Als Jamie afgelopen maandag bij ons wordt gebracht, is hij duidelijk woedend. De tranen staan in zijn ogen en hij maakt een strot-doorsnij-gebaar voordat hij gaat zitten.
De aanleiding voor zijn woede blijkt een onenigheid met een bewaker.
Door zijn rugproblemen kost het aantrekken van sokken en schoenen grote moeite. Daarom heeft hij instappers. Die heeft hij al jaren. Maar nu ineens mag hij ze niet aan naar de bezoekruimte, want ze zouden niet aan de regels voldoen. Hij moet schoenen van een ander aan en die passen niet. De gang naar de bezoekersruimte is pijnlijk en zorgt voor blaren en bloed.
Het duurt zeker drie kwartier voordat hij tot rust is gekomen. Volgens Jamie proberen ze hem over het randje te duwen; hij heeft immers niets meer te verliezen, dus ze hopen hem uit zijn tent te lokken.
Zijn woede zuigt mijn energie weg, ik ben hem op een gegeven moment zat, maar probeer me te verbijten. Zijn wereld is zo klein dat een incident als dit levensgroot wordt.
Het hele bezoek voelt moeizaam voor me en om heel eerlijk te zijn ben ik opgelucht als ik weg kan.
Gelukkig is hij dinsdag een stuk vrolijker. Hij heeft de Warden gesproken over het probleem, er is een oplossing gekomen en hij heeft weer rust. Maar hij zint nog wel op wraak en ik probeer hem dat uit zijn hoofd te praten. Laat het gaan, het is nog maar een paar dagen. Nog even volhouden. Schenk je aandacht aan hen die het wel waard zijn.
Jeroen is bij beide bezoeken weer mee, maar gaat dinsdag na zo'n anderhalf uur weg zodat Jamie en ik wat tijd alleen hebben. Die tijd gebruikt hij onder andere om te vertellen hoe veel ik voor hem beteken en hoe moeilijk hij het vindt om afscheid van me te nemen. Aan de andere kant kan het hem niet snel genoeg gaan; hij wil weg uit deze hel.
Tegen het einde van het bezoek zijn we de enigen die nog in de bezoekersruimte zitten. Ik maak het mezelf gemakkelijk door mijn benen op de stoel naast me te leggen. De stoelen in de bezoekersruimte zijn hard en oncomfortabel.

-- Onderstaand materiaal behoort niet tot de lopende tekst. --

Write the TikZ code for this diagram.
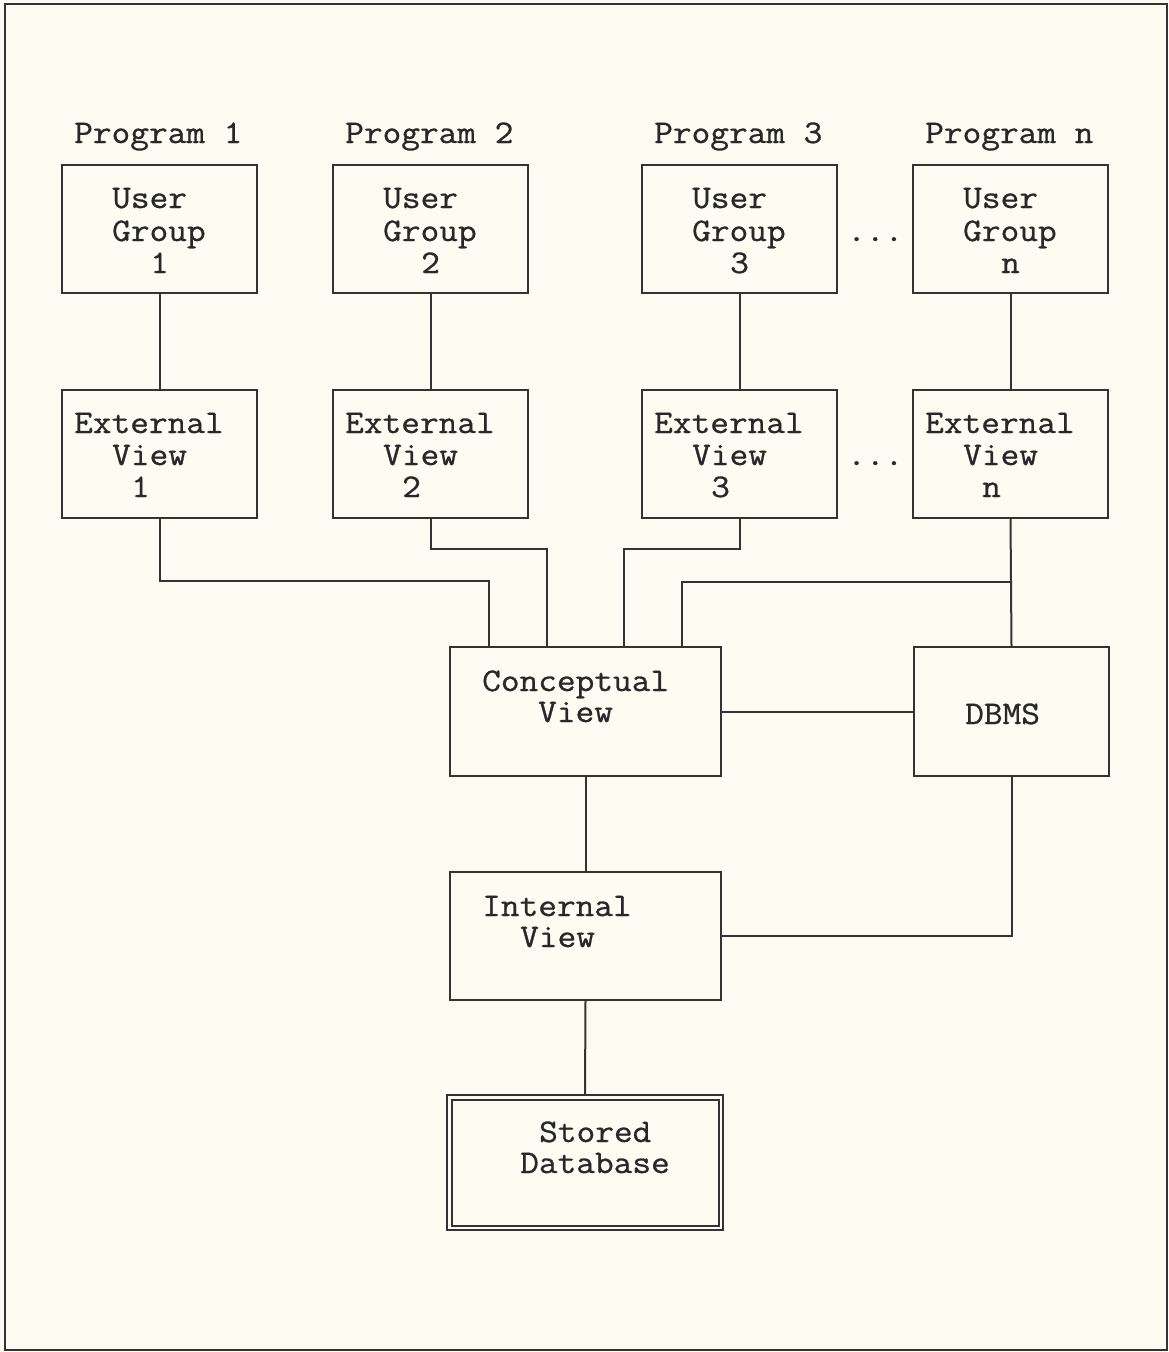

De dienstdoende bewaker zegt er niets van.
Linda Polman -freelance journaliste- is op maandag aangekomen in Texas en verblijft bij ons als we vanaf woensdag in een huisje bij Livingston zitten. Ik ken haar van mijn vorige bezoek, waarna er een artikel in Vrij Nederland verscheen over de Texaanse gevangenisindustrie en de doodstraf.
Linda brengt ons op dinsdag naar Polunsky en haalt ons ook weer op. Na het bezoek rijden we naar een wijkcentrum waar een Dia de Muertos-tentoonstelling is (met onder andere een Dia de Muertos-altaar gemaakt door de Texas Death Penalty Abolition Movement). Veel leden van de Abolition Movement zijn aanwezig; aansluitend vindt de maandelijkse bijeenkomst plaats. De gebruikelijke plek daarvoor is SHAPE Center, maar in dit geval gaan we met zijn allen wat eten bij een Vietnamees restaurant. Ik ontmoet er een aantal mensen die ik tot dan toe enkel van e-mail en Facebook kende.
Dinsdag is de laatste 'gewone' dag. Op woensdag komen mijn ouders naar Texas en vertrekken we naar het huisje dat we gehuurd hebben bij Livingston en op donderdag beginnen de afscheidsbezoeken. Het laatste beetje vakantiegevoel is nu wel weg.